A memorial service will be held at 1 p.m. on December 4 at the Cataumet United Methodist Church, 1093 County Road, Cataumet. There will be a gathering at the Karstad household immediately following the service.
If desired, memorial contributions in his honor may be made to Friends of Bourne Council on Aging, 239 Main Street, Buzzards Bay, Mass. 02532; or to the Greater Boston Post-Polio Association (GBPPA), 47 Black Rock Road, Cohasset, Mass. 02025.
Eleanor J. Lewis, 68, died November 26 at home after relentlessly fighting ovarian cancer for over nine years.

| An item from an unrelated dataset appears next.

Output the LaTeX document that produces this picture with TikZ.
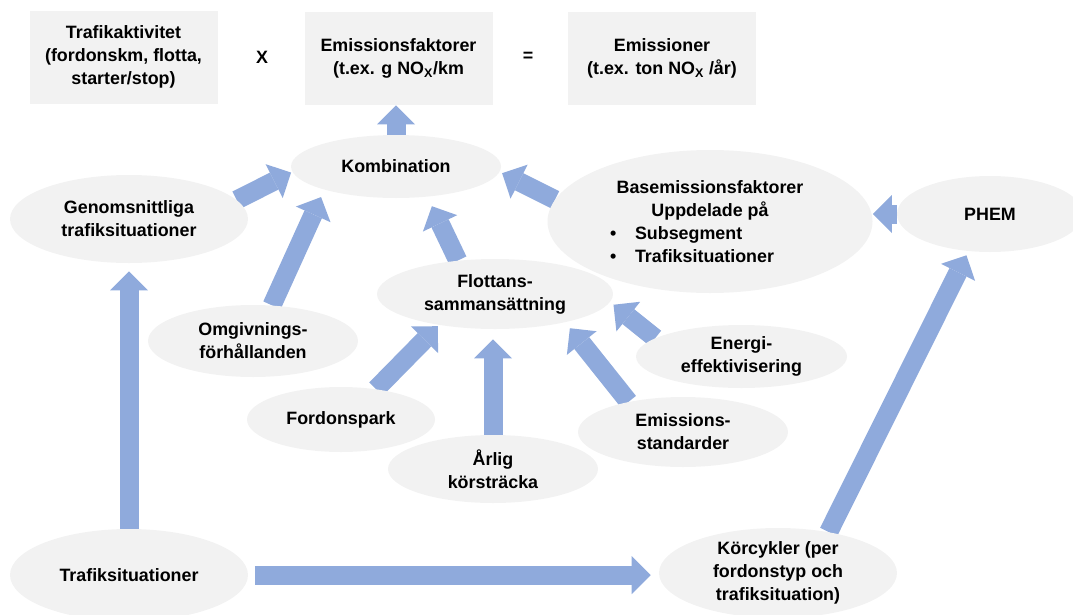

Born in Newark to Maurice Lutzke and Hilda G. Lutzke, she graduated from Weequahic High School in 1959. She spent two years at Cornell University studying industrial and labor relations, planning to become a labor union lawyer and then transferred to Sara Lawrence College where she received her BA in 1963.
In 1967 she received a MEd in human development from Harvard Graduate School of Education. In 1971 she received a PhD from the University of Michigan in psychology and education. In 1978 she received her JD from Seton Hall Law School.
By age 10 she was fighting for her civil rights with her 4th grade teacher. As a child, she was very aware of social injustice. This knowledge determined both career and personal decisions for the remainder of her life.
While at Michigan, she was very involved in the womens movement and an organization to improve the status of women at Michigan. She soon became a part time consultant to the federal government for affirmative action on college campuses. After receiving her PhD, she moved to Washington D.C. to continue working for the federal government.
She visited Ralph Naders office and asked to work with him. They determined it would be best for her to become head of a state PIRG (Public Interest Research Group). She interviewed with the Boston and NJPIRGs and was hired as the first executive director. There she investigated New Jerseys no fault auto insurance and the composition of the N.J. Blue Cross Board of Trustees.
In July 1973, Eleanor was hired by Brendan Brynes gubernatorial campaign. After Governor Bryne won, she worked on the transition team and was hired by Insurance Commissioner James J. Sheeran to serve as the Assistant Commissioner of Insurance for Consumer Services.
She left the insurance department after graduating from law school and practiced law on her own in Princeton and then with Yvette Weiss. In 1991 she moved to Washington D.C. and resumed working with Ralph Nader as director of the Government Purchasing Project which promoted the purchase of environmentally safe products. In 2000, she returned to N.J. and resumed practicing law until 2005 after her illness reoccurred.
She is survived by her 97-year-old mother, Hilda Lutzke; and her brother, Arthur.
Memorial contributions may be made to Benivegna Ovarian Cancer Research Fund at University of Michigan at the University of Michigan, Comprehensive Cancer Center.
A memorial service will be held at a later date.